Instructions to follow
How many lines of the data include the string "that"? State the number and nothing else.

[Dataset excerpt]

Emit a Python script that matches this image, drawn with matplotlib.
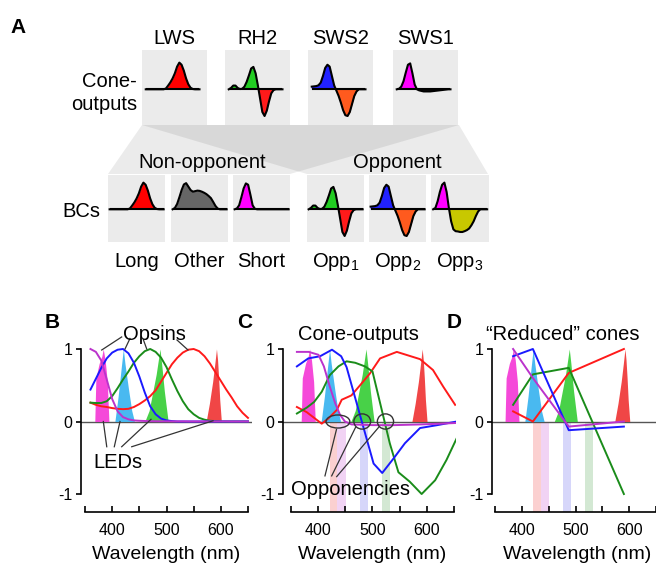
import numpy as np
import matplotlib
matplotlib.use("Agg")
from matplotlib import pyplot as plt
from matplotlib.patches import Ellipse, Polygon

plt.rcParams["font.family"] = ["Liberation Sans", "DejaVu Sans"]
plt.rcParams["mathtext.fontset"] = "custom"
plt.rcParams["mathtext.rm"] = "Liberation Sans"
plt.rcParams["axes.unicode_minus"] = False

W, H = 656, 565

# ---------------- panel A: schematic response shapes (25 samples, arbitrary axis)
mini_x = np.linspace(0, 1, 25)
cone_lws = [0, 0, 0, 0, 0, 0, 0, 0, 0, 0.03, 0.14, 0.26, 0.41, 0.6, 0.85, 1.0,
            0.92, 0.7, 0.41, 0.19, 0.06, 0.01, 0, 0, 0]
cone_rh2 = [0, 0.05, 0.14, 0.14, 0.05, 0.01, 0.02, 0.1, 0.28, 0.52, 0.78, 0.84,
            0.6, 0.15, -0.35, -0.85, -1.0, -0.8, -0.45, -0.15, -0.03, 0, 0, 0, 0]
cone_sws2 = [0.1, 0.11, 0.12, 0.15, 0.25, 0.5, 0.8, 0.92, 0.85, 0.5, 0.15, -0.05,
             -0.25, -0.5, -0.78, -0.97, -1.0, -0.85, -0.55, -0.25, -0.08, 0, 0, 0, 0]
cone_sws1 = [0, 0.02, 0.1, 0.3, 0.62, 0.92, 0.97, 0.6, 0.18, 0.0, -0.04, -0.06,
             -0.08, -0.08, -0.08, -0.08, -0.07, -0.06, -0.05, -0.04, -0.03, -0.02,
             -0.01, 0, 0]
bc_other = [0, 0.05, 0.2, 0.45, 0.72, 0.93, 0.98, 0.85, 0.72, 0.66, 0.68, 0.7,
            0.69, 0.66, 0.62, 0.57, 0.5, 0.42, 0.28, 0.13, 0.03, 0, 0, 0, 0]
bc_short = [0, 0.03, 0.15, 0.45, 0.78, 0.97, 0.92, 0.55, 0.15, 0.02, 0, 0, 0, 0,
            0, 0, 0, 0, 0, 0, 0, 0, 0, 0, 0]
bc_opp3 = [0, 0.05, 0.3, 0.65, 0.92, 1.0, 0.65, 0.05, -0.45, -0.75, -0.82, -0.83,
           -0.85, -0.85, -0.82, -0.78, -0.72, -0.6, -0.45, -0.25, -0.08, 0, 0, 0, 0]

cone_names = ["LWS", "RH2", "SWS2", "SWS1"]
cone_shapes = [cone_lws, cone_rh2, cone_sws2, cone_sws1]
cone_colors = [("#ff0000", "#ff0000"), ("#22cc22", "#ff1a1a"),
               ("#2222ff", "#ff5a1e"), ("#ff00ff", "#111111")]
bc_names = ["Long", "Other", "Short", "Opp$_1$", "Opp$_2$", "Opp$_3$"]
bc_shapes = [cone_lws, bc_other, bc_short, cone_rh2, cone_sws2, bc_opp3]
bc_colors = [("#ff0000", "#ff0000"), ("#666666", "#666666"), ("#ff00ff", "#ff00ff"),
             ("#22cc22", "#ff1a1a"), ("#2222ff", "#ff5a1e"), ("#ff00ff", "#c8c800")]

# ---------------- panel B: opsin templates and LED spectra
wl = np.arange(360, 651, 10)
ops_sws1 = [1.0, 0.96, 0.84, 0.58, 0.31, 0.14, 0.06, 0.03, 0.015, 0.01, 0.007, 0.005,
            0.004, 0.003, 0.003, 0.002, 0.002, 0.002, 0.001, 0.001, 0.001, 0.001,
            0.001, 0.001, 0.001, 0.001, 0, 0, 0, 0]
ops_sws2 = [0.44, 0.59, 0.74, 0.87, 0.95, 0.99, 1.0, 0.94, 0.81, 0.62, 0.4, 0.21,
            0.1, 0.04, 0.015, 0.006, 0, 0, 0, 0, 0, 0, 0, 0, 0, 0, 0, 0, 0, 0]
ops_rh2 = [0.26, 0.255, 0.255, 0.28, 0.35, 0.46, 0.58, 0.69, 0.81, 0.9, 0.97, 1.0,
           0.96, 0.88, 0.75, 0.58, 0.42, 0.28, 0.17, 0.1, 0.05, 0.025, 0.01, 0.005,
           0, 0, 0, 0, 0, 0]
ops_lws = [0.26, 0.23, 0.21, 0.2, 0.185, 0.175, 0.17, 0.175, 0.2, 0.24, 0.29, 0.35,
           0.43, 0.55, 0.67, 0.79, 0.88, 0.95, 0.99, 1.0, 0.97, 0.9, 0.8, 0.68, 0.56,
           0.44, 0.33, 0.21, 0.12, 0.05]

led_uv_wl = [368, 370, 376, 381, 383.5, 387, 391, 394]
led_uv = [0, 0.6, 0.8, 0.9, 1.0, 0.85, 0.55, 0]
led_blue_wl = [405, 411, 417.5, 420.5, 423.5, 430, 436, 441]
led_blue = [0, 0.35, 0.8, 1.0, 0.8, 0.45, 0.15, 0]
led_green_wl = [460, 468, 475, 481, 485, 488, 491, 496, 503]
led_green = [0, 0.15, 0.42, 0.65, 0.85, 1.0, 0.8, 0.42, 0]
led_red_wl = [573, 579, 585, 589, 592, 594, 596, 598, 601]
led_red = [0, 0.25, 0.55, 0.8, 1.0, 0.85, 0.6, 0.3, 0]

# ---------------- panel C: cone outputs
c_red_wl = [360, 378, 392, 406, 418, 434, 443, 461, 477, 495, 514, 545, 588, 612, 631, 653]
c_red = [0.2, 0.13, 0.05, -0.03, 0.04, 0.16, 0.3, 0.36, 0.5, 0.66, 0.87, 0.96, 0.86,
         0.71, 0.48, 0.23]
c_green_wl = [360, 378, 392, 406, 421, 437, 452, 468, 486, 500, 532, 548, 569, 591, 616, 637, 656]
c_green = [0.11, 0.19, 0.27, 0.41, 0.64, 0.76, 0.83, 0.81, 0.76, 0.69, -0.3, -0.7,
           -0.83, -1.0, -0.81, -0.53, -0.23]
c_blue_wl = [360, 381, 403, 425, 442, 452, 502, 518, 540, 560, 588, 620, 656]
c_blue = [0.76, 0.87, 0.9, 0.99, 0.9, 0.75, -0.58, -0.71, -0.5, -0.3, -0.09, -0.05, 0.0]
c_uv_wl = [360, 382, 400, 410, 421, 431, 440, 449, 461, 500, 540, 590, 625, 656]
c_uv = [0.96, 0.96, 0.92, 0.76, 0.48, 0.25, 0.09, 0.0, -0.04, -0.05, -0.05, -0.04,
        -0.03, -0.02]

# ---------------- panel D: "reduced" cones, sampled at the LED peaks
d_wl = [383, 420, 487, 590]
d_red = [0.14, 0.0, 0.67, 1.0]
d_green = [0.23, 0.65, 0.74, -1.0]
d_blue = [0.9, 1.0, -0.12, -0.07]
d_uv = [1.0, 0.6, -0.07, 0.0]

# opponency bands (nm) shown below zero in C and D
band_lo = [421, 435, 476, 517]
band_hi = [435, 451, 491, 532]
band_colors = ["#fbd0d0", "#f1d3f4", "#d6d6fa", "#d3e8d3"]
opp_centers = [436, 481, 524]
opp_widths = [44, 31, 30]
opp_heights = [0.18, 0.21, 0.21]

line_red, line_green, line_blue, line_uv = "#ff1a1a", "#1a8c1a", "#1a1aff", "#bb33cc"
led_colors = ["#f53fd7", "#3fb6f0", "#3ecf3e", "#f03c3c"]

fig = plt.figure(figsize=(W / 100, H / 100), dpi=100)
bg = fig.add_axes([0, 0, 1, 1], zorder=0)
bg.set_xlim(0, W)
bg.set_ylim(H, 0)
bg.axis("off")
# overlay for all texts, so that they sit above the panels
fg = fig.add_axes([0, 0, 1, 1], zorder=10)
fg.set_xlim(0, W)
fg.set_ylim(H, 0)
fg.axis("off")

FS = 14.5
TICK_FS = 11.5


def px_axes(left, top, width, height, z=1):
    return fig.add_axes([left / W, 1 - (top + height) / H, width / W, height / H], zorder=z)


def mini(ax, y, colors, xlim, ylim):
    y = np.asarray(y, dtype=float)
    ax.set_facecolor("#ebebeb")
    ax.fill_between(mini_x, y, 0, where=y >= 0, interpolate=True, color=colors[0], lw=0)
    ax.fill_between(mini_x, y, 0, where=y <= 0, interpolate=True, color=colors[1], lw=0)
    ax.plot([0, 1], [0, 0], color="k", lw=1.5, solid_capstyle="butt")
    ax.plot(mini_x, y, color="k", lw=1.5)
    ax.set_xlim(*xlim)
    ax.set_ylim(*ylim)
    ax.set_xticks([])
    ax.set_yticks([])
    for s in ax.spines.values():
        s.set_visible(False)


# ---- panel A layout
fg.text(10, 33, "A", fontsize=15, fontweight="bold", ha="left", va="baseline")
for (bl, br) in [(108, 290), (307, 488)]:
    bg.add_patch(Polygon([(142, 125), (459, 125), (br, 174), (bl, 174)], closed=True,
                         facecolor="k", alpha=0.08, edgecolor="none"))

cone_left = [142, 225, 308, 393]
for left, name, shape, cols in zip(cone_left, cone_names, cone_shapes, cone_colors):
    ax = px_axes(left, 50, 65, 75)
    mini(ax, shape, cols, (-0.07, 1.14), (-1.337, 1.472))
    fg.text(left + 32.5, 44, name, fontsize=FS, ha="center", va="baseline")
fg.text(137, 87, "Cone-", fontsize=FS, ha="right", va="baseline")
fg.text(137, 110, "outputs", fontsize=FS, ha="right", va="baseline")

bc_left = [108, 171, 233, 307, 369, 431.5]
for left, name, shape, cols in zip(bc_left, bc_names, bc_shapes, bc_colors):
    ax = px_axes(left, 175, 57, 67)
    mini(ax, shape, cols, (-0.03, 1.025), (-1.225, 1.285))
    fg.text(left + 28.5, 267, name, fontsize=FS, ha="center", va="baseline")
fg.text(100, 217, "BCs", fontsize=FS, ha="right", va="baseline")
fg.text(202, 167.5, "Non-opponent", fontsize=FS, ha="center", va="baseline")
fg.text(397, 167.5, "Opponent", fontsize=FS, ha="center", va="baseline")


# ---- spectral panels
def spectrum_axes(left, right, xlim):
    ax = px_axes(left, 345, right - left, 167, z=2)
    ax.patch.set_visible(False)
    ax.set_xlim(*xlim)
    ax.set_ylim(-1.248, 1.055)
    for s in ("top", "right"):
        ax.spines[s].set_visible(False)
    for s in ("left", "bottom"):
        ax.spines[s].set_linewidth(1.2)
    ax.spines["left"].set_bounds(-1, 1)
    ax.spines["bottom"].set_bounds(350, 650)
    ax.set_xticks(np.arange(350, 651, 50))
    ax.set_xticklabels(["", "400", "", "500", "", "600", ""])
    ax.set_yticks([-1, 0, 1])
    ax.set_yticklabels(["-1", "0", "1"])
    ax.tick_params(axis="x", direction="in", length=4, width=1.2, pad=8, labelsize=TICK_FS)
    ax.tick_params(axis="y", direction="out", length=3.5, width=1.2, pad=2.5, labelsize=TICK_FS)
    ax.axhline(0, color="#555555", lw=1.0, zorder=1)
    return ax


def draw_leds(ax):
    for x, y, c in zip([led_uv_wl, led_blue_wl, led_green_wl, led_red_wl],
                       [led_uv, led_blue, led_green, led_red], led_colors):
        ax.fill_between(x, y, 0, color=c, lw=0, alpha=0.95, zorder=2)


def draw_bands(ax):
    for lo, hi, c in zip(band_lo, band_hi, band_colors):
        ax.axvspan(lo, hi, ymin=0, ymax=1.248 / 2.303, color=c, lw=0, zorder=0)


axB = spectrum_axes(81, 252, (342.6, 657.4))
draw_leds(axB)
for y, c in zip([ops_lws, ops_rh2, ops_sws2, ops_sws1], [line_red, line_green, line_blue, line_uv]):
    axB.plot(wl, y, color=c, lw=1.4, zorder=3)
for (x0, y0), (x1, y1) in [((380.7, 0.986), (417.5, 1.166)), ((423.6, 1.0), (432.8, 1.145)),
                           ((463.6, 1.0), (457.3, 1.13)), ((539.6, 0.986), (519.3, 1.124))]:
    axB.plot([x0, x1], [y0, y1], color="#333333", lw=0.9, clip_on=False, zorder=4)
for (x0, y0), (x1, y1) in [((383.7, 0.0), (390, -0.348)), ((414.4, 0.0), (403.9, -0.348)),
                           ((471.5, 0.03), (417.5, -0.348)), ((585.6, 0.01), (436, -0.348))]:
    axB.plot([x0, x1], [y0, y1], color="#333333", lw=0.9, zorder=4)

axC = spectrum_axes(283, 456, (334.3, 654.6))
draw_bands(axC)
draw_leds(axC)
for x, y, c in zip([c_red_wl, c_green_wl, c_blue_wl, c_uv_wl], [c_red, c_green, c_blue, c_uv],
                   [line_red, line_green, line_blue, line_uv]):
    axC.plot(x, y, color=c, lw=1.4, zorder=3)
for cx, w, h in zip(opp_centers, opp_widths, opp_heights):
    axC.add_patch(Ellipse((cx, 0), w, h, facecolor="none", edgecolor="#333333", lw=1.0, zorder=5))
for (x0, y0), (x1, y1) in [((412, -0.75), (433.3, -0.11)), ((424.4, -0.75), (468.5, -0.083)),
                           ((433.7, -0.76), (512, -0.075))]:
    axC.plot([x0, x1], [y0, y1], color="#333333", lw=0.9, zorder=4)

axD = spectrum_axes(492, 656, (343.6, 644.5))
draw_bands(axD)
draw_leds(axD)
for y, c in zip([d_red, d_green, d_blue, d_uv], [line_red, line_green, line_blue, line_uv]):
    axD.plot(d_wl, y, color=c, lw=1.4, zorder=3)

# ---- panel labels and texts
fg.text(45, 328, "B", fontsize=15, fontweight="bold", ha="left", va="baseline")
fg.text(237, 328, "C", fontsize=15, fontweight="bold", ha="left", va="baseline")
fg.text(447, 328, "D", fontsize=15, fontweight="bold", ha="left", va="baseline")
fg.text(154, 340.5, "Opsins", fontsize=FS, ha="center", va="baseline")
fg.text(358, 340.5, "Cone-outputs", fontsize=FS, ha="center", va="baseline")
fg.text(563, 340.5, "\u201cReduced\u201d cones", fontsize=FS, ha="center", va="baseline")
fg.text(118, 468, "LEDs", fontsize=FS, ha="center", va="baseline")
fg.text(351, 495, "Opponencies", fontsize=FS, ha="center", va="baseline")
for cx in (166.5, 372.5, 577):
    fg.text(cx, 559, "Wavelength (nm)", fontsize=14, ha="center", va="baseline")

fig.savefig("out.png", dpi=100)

---

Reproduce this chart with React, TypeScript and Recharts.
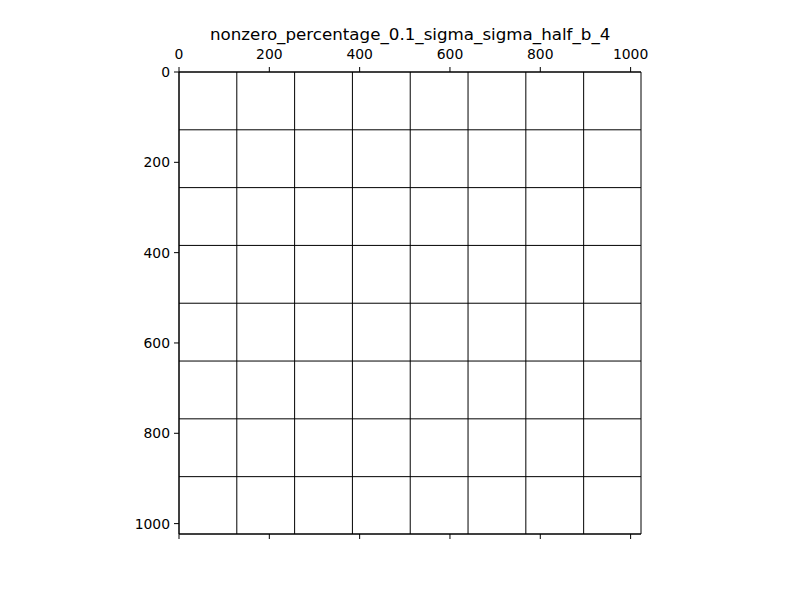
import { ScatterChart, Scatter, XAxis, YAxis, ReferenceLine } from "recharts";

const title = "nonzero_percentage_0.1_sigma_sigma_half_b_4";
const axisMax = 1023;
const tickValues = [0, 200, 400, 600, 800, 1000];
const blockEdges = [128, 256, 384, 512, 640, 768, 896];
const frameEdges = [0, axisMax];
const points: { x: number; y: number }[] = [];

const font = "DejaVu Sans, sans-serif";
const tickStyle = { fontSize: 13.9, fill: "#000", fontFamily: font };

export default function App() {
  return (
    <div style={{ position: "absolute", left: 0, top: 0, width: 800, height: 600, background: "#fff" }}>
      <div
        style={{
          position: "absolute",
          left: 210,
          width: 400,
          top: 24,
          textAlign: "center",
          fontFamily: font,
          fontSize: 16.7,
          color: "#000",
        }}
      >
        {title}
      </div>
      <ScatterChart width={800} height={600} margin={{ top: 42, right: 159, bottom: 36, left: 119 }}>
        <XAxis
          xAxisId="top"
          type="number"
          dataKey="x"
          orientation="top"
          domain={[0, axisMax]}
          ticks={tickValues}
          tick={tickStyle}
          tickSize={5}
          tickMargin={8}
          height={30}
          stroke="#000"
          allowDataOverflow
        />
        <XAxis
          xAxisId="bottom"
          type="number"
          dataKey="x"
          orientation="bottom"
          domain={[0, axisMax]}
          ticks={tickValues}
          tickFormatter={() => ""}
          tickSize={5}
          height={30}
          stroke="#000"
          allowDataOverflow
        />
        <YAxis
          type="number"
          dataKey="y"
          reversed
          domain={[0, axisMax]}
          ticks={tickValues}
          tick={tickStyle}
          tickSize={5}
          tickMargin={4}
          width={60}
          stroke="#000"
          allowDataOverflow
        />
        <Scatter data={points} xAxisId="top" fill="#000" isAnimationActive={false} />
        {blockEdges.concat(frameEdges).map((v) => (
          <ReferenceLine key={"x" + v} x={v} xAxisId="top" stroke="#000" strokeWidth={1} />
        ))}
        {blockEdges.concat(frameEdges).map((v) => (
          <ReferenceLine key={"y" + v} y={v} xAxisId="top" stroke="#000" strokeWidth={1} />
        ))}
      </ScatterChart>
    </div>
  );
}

Output of the task
2